- Venue: Earl's Court Wembley Arena
- Date: 7–13 August 1948
- Competitors: 26 from 26 nations

Medalists
- 1st place, gold medalist(s):  / Július Torma / Czechoslovakia
- 2nd place, silver medalist(s):  / Hank Herring / United States
- 3rd place, bronze medalist(s):  / Alessandro D'Ottavio / Italy

= Boxing at the 1948 Summer Olympics – Welterweight =

Boxing competitions

The men's welterweight boxing competition at the 1948 Olympic Games in London was held from 7 to 13 August at the Empress Hall in Earl's Court and the Wembley Arena.

==Competition format==
Like all Olympic boxing events, the competition was a straight single-elimination tournament.

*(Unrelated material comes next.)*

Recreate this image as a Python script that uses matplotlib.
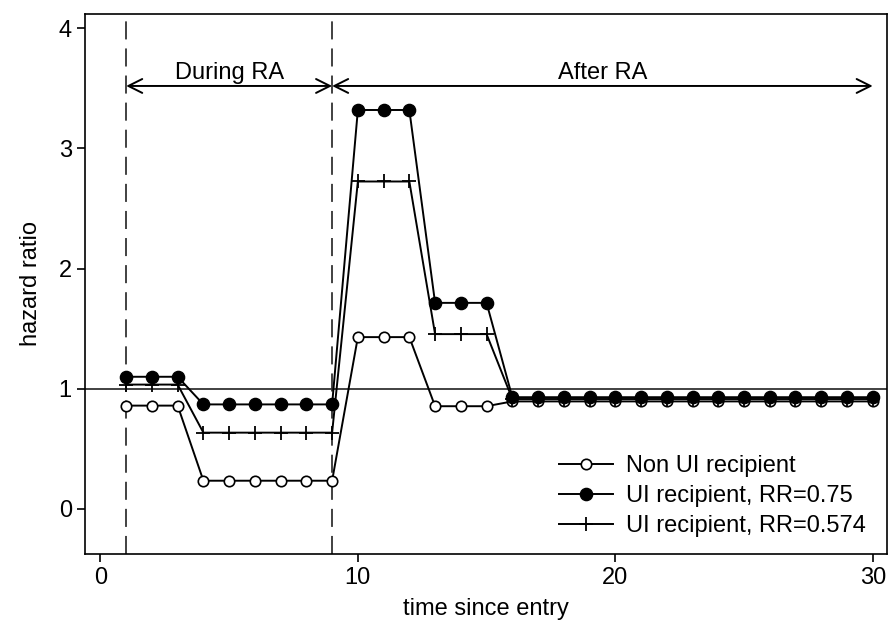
import matplotlib
matplotlib.use("Agg")
import matplotlib.pyplot as plt

plt.rcParams['font.family'] = ['Liberation Sans', 'DejaVu Sans']

time = [1, 2, 3, 4, 5, 6, 7, 8, 9, 10, 11, 12, 13, 14, 15,
        16, 17, 18, 19, 20, 21, 22, 23, 24, 25, 26, 27, 28, 29, 30]
non_ui = [0.86, 0.86, 0.86, 0.235, 0.235, 0.235, 0.235, 0.235, 0.235,
          1.43, 1.43, 1.43, 0.855, 0.855, 0.855,
          0.895, 0.895, 0.895, 0.895, 0.895, 0.895, 0.895, 0.895, 0.895,
          0.895, 0.895, 0.895, 0.895, 0.895, 0.895]
ui_075 = [1.10, 1.10, 1.10, 0.87, 0.87, 0.87, 0.87, 0.87, 0.87,
          3.32, 3.32, 3.32, 1.715, 1.715, 1.715,
          0.93, 0.93, 0.93, 0.93, 0.93, 0.93, 0.93, 0.93, 0.93,
          0.93, 0.93, 0.93, 0.93, 0.93, 0.93]
ui_0574 = [1.035, 1.035, 1.035, 0.635, 0.635, 0.635, 0.635, 0.635, 0.635,
           2.725, 2.725, 2.725, 1.455, 1.455, 1.455,
           0.915, 0.915, 0.915, 0.915, 0.915, 0.915, 0.915, 0.915, 0.915,
           0.915, 0.915, 0.915, 0.915, 0.915, 0.915]
labels = ["Non UI recipient", "UI recipient, RR=0.75", "UI recipient, RR=0.574"]
ra_start, ra_end, t_end = 1, 9, 30

fs = 17
fig = plt.figure(figsize=(8.89, 6.30), dpi=100)
ax = fig.add_axes([0.0956, 0.1206, 0.902, 0.8574])

ax.axhline(1, color='#333333', lw=1.3, zorder=1)
ax.axvline(ra_start, color='#333333', lw=1.3, ls=(0, (10, 5)), zorder=1)
ax.axvline(ra_end, color='#333333', lw=1.3, ls=(0, (10, 5)), zorder=1)

ax.plot(time, non_ui, color='black', lw=1.4, marker='o', ms=7.5,
        mfc='white', mec='black', mew=1.2, label=labels[0], zorder=3)
ax.plot(time, ui_075, color='black', lw=1.4, marker='o', ms=8.8,
        mfc='black', mec='black', label=labels[1], zorder=3)
ax.plot(time, ui_0574, color='black', lw=1.4, marker='+', ms=10,
        mew=1.3, label=labels[2], zorder=3)

arrow_y = 3.52
for a, b in [(ra_start, ra_end), (ra_end, t_end)]:
    ax.annotate('', xy=(b, arrow_y), xytext=(a, arrow_y),
                arrowprops=dict(arrowstyle='<->,head_length=0.5,head_width=0.25',
                                color='black', lw=1.4,
                                mutation_scale=20, shrinkA=0, shrinkB=0))
ax.text((ra_start + ra_end) / 2, 3.625, 'During RA', ha='center', va='center', fontsize=fs)
ax.text((ra_end + t_end) / 2, 3.625, 'After RA', ha='center', va='center', fontsize=fs)

ax.set_xlim(-0.6, 30.55)
ax.set_ylim(-0.375, 4.12)
ax.set_xticks([0, 10, 20, 30])
ax.set_yticks([0, 1, 2, 3, 4])
ax.tick_params(labelsize=fs, length=6, width=1.2, direction='out')
ax.set_xlabel('time since entry', fontsize=fs, labelpad=6)
ax.set_ylabel('hazard ratio', fontsize=fs, labelpad=12)
for s in ax.spines.values():
    s.set_linewidth(1.2)

ax.legend(loc='lower right', frameon=False, fontsize=fs, numpoints=1,
          handlelength=2.3, handletextpad=0.55, labelspacing=0.35,
          borderaxespad=0.3, bbox_to_anchor=(0.995, 0.0))

fig.savefig('out.png', dpi=100)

The competition began with a preliminary round on 9 August, where the number of competitors was reduced to 16, and concluded with a final on 13 August. As there were less than 32 boxers in the competition, a number of boxers received a bye for the preliminary round. All bouts consisted of three periods where the boxers received points for every successful punch they land on their opponent's head or upper body. The boxer with the most points at the end of the bouts wins. If a boxer is knocked to the ground and cannot get up before the referee counts to 10 then the bout is over and the opponent wins.

==Results==

Július Torma fractured his left hand during his second round bout against Cliff Blackburn, but was able to hide the injury in his remaining bouts, through careful defending and judicious use of his right hand.